PROBLEM STATEMENT: Return the material word for word. Do not include the pictures.

• • •

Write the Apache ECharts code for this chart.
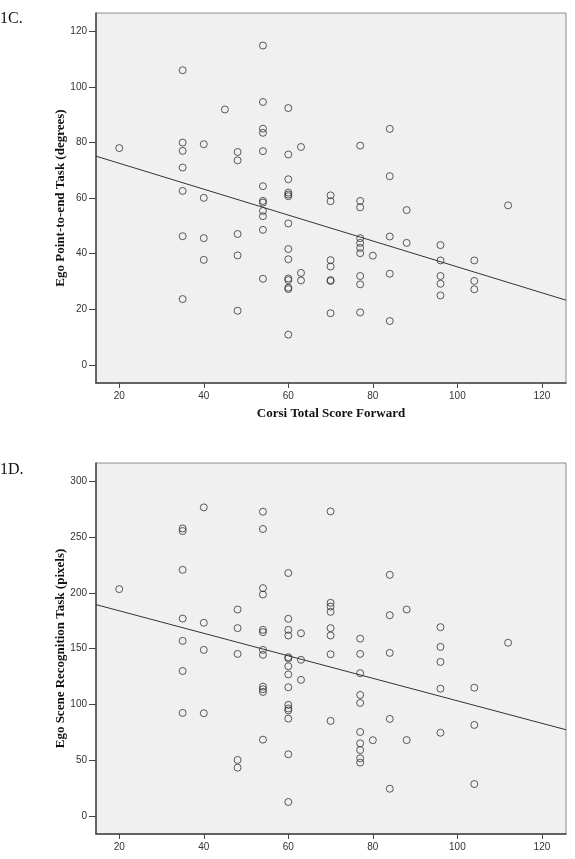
<!DOCTYPE html>
<html>
<head>
<meta charset="utf-8">
<script src="https://cdn.jsdelivr.net/npm/echarts@6/dist/echarts.min.js"></script>
<style>
  html, body { margin: 0; padding: 0; background: #fff; }
  #chart { width: 575px; height: 859px; }
</style>
</head>
<body>
<div id="chart"></div>
<script>
// Corsi forward score columns and the two outcome measures
const corsiC = [
  20,
  35, 35, 35, 35, 35, 35, 35,
  40, 40, 40, 40,
  45,
  48, 48, 48, 48, 48,
  54, 54, 54, 54, 54, 54, 54, 54, 54, 54, 54, 54,
  60, 60, 60, 60, 60, 60, 60, 60, 60, 60, 60, 60, 60, 60,
  63, 63, 63,
  70, 70, 70, 70, 70, 70, 70,
  77, 77, 77, 77, 77, 77, 77, 77, 77, 77,
  80,
  84, 84, 84, 84, 84,
  88, 88,
  96, 96, 96, 96, 96,
  104, 104, 104,
  112
];
const egoPoint = [
  78,
  106, 80, 77, 71, 62.6, 46.3, 23.7,
  79.4, 60.1, 45.6, 37.8,
  91.9,
  76.6, 73.6, 47.1, 39.4, 19.5,
  114.9, 94.6, 85, 83.5, 76.9, 64.3, 59, 58.4, 55.4, 53.5, 48.6, 31,
  92.4, 75.7, 66.8, 62, 61.3, 60.7, 50.9, 41.7, 38, 31.1, 30.5, 27.8, 27.3, 10.9,
  78.4, 33.1, 30.4,
  61, 58.9, 37.7, 35.4, 30.5, 30.2, 18.6,
  78.9, 59, 56.7, 45.6, 43.9, 42.1, 40.2, 32, 29, 18.9,
  39.3,
  84.9, 67.9, 46.2, 32.8, 15.8,
  55.7, 43.9,
  43.1, 37.6, 32, 29.2, 25,
  37.6, 30.2, 27.2,
  57.4
];
const regC = [[14.5, 75.1], [125.7, 23.3]];

const corsiD = [
  20,
  35, 35, 35, 35, 35, 35, 35,
  40, 40, 40, 40,
  48, 48, 48, 48, 48,
  54, 54, 54, 54, 54, 54, 54, 54, 54, 54, 54, 54,
  60, 60, 60, 60, 60, 60, 60, 60, 60, 60, 60, 60, 60, 60, 60,
  63, 63, 63,
  70, 70, 70, 70, 70, 70, 70, 70,
  77, 77, 77, 77, 77, 77, 77, 77, 77, 77,
  80,
  84, 84, 84, 84, 84,
  88, 88,
  96, 96, 96, 96, 96,
  104, 104, 104,
  112
];
const egoScene = [
  203.4,
  257.8, 255.5, 220.7, 177, 157, 130, 92.4,
  276.7, 173.2, 148.9, 92.1,
  185.1, 168.4, 145.3, 50.2, 43.3,
  272.8, 257.3, 204.3, 198.6, 166.9, 164.8, 148.9, 144.5, 116, 113.6, 111.2, 68.4,
  217.8, 176.8, 166.9, 161.8, 142.4, 141.2, 134.2, 126.9, 115.4, 99.6, 96.4, 94.6, 87.3, 55.3, 12.5,
  163.8, 140, 122,
  273.1, 191.1, 187.8, 183, 168.4, 161.8, 145, 85.2,
  159, 145.3, 128, 108.5, 101.3, 75.3, 65.1, 59.1, 51.7, 47.8,
  67.9,
  216.2, 180, 146.2, 87, 24.4,
  185.1, 68,
  169.3, 151.6, 138.1, 114.1, 74.6,
  115, 81.6, 28.6,
  155.3
];
const regD = [[14.5, 189.5], [125.7, 77.3]];

const xTicks = [20, 40, 60, 80, 100, 120];
const yTicksC = [0, 20, 40, 60, 80, 100, 120];
const yTicksD = [0, 50, 100, 150, 200, 250, 300];

const serif = "'Liberation Serif', 'DejaVu Serif', serif";
const sans = "'Liberation Sans', Arial, sans-serif";
const ink = "#333";

function xAxisFor(gridIndex, name) {
  return {
    type: "value",
    gridIndex,
    min: 14.5,
    max: 125.7,
    name,
    nameLocation: "middle",
    nameGap: 24,
    nameMoveOverlap: false,
    nameTextStyle: { fontFamily: serif, fontWeight: "bold", fontSize: 13, color: "#111" },
    axisLine: { onZero: false, lineStyle: { color: "#444", width: 1.5 } },
    axisTick: { customValues: xTicks, length: 5, lineStyle: { color: "#444" } },
    axisLabel: { customValues: xTicks, fontFamily: sans, fontSize: 10, color: ink, margin: 8 },
    splitLine: { show: false },
  };
}

function yAxisFor(gridIndex, min, max, ticks, name) {
  return {
    type: "value",
    gridIndex,
    min,
    max,
    name,
    nameLocation: "middle",
    nameRotate: 90,
    nameGap: 29,
    nameMoveOverlap: false,
    nameTextStyle: { fontFamily: serif, fontWeight: "bold", fontSize: 13, color: "#111" },
    axisLine: { onZero: false, lineStyle: { color: "#444", width: 1.5 } },
    axisTick: { customValues: ticks, length: 7, lineStyle: { color: "#444" } },
    axisLabel: { customValues: ticks, fontFamily: sans, fontSize: 10, color: ink, margin: 9 },
    splitLine: { show: false },
  };
}

function pairs(xs, ys) {
  return xs.map((x, i) => [x, ys[i]]);
}

const dot = {
  type: "scatter",
  symbol: "circle",
  symbolSize: 7,
  itemStyle: { color: "rgba(0,0,0,0)", borderColor: ink, borderWidth: 1 },
  silent: true,
};
const fit = {
  type: "line",
  symbol: "none",
  lineStyle: { color: ink, width: 1 },
  silent: true,
};

const ch = echarts.init(document.getElementById("chart"), null, { renderer: "canvas" });
ch.setOption({
  animation: false,
  backgroundColor: "#fff",
  grid: [
    { left: 96, top: 13, right: 9, height: 370, show: true, backgroundColor: "#f0f0f0", borderColor: "#8c8c8c", borderWidth: 1 },
    { left: 96, top: 463, right: 9, height: 371, show: true, backgroundColor: "#f0f0f0", borderColor: "#8c8c8c", borderWidth: 1 },
  ],
  xAxis: [
    xAxisFor(0, "Corsi Total Score Forward"),
    xAxisFor(1, ""),
  ],
  yAxis: [
    yAxisFor(0, -6.5, 126.6, yTicksC, "Ego Point-to-end Task (degrees)"),
    yAxisFor(1, -16.2, 316.5, yTicksD, "Ego Scene Recognition Task (pixels)"),
  ],
  graphic: [
    { type: "text", left: 0, top: 11, style: { text: "1C.", fontFamily: serif, fontSize: 16, fill: "#111" } },
    { type: "text", left: 0, top: 462, style: { text: "1D.", fontFamily: serif, fontSize: 16, fill: "#111" } },
  ],
  series: [
    { ...dot, xAxisIndex: 0, yAxisIndex: 0, data: pairs(corsiC, egoPoint) },
    { ...fit, xAxisIndex: 0, yAxisIndex: 0, data: regC },
    { ...dot, xAxisIndex: 1, yAxisIndex: 1, data: pairs(corsiD, egoScene) },
    { ...fit, xAxisIndex: 1, yAxisIndex: 1, data: regD },
  ],
});
</script>
</body>
</html>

• • •

WRITTEN SOLUTION:
Write the Apache ECharts code for this chart.
<!DOCTYPE html>
<html>
<head>
<meta charset="utf-8">
<script src="https://cdn.jsdelivr.net/npm/echarts@6/dist/echarts.min.js"></script>
<style>
  html, body { margin: 0; padding: 0; background: #fff; }
  #chart { width: 575px; height: 859px; }
</style>
</head>
<body>
<div id="chart"></div>
<script>
// Corsi forward score columns and the two outcome measures
const corsiC = [
  20,
  35, 35, 35, 35, 35, 35, 35,
  40, 40, 40, 40,
  45,
  48, 48, 48, 48, 48,
  54, 54, 54, 54, 54, 54, 54, 54, 54, 54, 54, 54,
  60, 60, 60, 60, 60, 60, 60, 60, 60, 60, 60, 60, 60, 60,
  63, 63, 63,
  70, 70, 70, 70, 70, 70, 70,
  77, 77, 77, 77, 77, 77, 77, 77, 77, 77,
  80,
  84, 84, 84, 84, 84,
  88, 88,
  96, 96, 96, 96, 96,
  104, 104, 104,
  112
];
const egoPoint = [
  78,
  106, 80, 77, 71, 62.6, 46.3, 23.7,
  79.4, 60.1, 45.6, 37.8,
  91.9,
  76.6, 73.6, 47.1, 39.4, 19.5,
  114.9, 94.6, 85, 83.5, 76.9, 64.3, 59, 58.4, 55.4, 53.5, 48.6, 31,
  92.4, 75.7, 66.8, 62, 61.3, 60.7, 50.9, 41.7, 38, 31.1, 30.5, 27.8, 27.3, 10.9,
  78.4, 33.1, 30.4,
  61, 58.9, 37.7, 35.4, 30.5, 30.2, 18.6,
  78.9, 59, 56.7, 45.6, 43.9, 42.1, 40.2, 32, 29, 18.9,
  39.3,
  84.9, 67.9, 46.2, 32.8, 15.8,
  55.7, 43.9,
  43.1, 37.6, 32, 29.2, 25,
  37.6, 30.2, 27.2,
  57.4
];
const regC = [[14.5, 75.1], [125.7, 23.3]];

const corsiD = [
  20,
  35, 35, 35, 35, 35, 35, 35,
  40, 40, 40, 40,
  48, 48, 48, 48, 48,
  54, 54, 54, 54, 54, 54, 54, 54, 54, 54, 54, 54,
  60, 60, 60, 60, 60, 60, 60, 60, 60, 60, 60, 60, 60, 60, 60,
  63, 63, 63,
  70, 70, 70, 70, 70, 70, 70, 70,
  77, 77, 77, 77, 77, 77, 77, 77, 77, 77,
  80,
  84, 84, 84, 84, 84,
  88, 88,
  96, 96, 96, 96, 96,
  104, 104, 104,
  112
];
const egoScene = [
  203.4,
  257.8, 255.5, 220.7, 177, 157, 130, 92.4,
  276.7, 173.2, 148.9, 92.1,
  185.1, 168.4, 145.3, 50.2, 43.3,
  272.8, 257.3, 204.3, 198.6, 166.9, 164.8, 148.9, 144.5, 116, 113.6, 111.2, 68.4,
  217.8, 176.8, 166.9, 161.8, 142.4, 141.2, 134.2, 126.9, 115.4, 99.6, 96.4, 94.6, 87.3, 55.3, 12.5,
  163.8, 140, 122,
  273.1, 191.1, 187.8, 183, 168.4, 161.8, 145, 85.2,
  159, 145.3, 128, 108.5, 101.3, 75.3, 65.1, 59.1, 51.7, 47.8,
  67.9,
  216.2, 180, 146.2, 87, 24.4,
  185.1, 68,
  169.3, 151.6, 138.1, 114.1, 74.6,
  115, 81.6, 28.6,
  155.3
];
const regD = [[14.5, 189.5], [125.7, 77.3]];

const xTicks = [20, 40, 60, 80, 100, 120];
const yTicksC = [0, 20, 40, 60, 80, 100, 120];
const yTicksD = [0, 50, 100, 150, 200, 250, 300];

const serif = "'Liberation Serif', 'DejaVu Serif', serif";
const sans = "'Liberation Sans', Arial, sans-serif";
const ink = "#333";

function xAxisFor(gridIndex, name) {
  return {
    type: "value",
    gridIndex,
    min: 14.5,
    max: 125.7,
    name,
    nameLocation: "middle",
    nameGap: 24,
    nameMoveOverlap: false,
    nameTextStyle: { fontFamily: serif, fontWeight: "bold", fontSize: 13, color: "#111" },
    axisLine: { onZero: false, lineStyle: { color: "#444", width: 1.5 } },
    axisTick: { customValues: xTicks, length: 5, lineStyle: { color: "#444" } },
    axisLabel: { customValues: xTicks, fontFamily: sans, fontSize: 10, color: ink, margin: 8 },
    splitLine: { show: false },
  };
}

function yAxisFor(gridIndex, min, max, ticks, name) {
  return {
    type: "value",
    gridIndex,
    min,
    max,
    name,
    nameLocation: "middle",
    nameRotate: 90,
    nameGap: 29,
    nameMoveOverlap: false,
    nameTextStyle: { fontFamily: serif, fontWeight: "bold", fontSize: 13, color: "#111" },
    axisLine: { onZero: false, lineStyle: { color: "#444", width: 1.5 } },
    axisTick: { customValues: ticks, length: 7, lineStyle: { color: "#444" } },
    axisLabel: { customValues: ticks, fontFamily: sans, fontSize: 10, color: ink, margin: 9 },
    splitLine: { show: false },
  };
}

function pairs(xs, ys) {
  return xs.map((x, i) => [x, ys[i]]);
}

const dot = {
  type: "scatter",
  symbol: "circle",
  symbolSize: 7,
  itemStyle: { color: "rgba(0,0,0,0)", borderColor: ink, borderWidth: 1 },
  silent: true,
};
const fit = {
  type: "line",
  symbol: "none",
  lineStyle: { color: ink, width: 1 },
  silent: true,
};

const ch = echarts.init(document.getElementById("chart"), null, { renderer: "canvas" });
ch.setOption({
  animation: false,
  backgroundColor: "#fff",
  grid: [
    { left: 96, top: 13, right: 9, height: 370, show: true, backgroundColor: "#f0f0f0", borderColor: "#8c8c8c", borderWidth: 1 },
    { left: 96, top: 463, right: 9, height: 371, show: true, backgroundColor: "#f0f0f0", borderColor: "#8c8c8c", borderWidth: 1 },
  ],
  xAxis: [
    xAxisFor(0, "Corsi Total Score Forward"),
    xAxisFor(1, ""),
  ],
  yAxis: [
    yAxisFor(0, -6.5, 126.6, yTicksC, "Ego Point-to-end Task (degrees)"),
    yAxisFor(1, -16.2, 316.5, yTicksD, "Ego Scene Recognition Task (pixels)"),
  ],
  graphic: [
    { type: "text", left: 0, top: 11, style: { text: "1C.", fontFamily: serif, fontSize: 16, fill: "#111" } },
    { type: "text", left: 0, top: 462, style: { text: "1D.", fontFamily: serif, fontSize: 16, fill: "#111" } },
  ],
  series: [
    { ...dot, xAxisIndex: 0, yAxisIndex: 0, data: pairs(corsiC, egoPoint) },
    { ...fit, xAxisIndex: 0, yAxisIndex: 0, data: regC },
    { ...dot, xAxisIndex: 1, yAxisIndex: 1, data: pairs(corsiD, egoScene) },
    { ...fit, xAxisIndex: 1, yAxisIndex: 1, data: regD },
  ],
});
</script>
</body>
</html>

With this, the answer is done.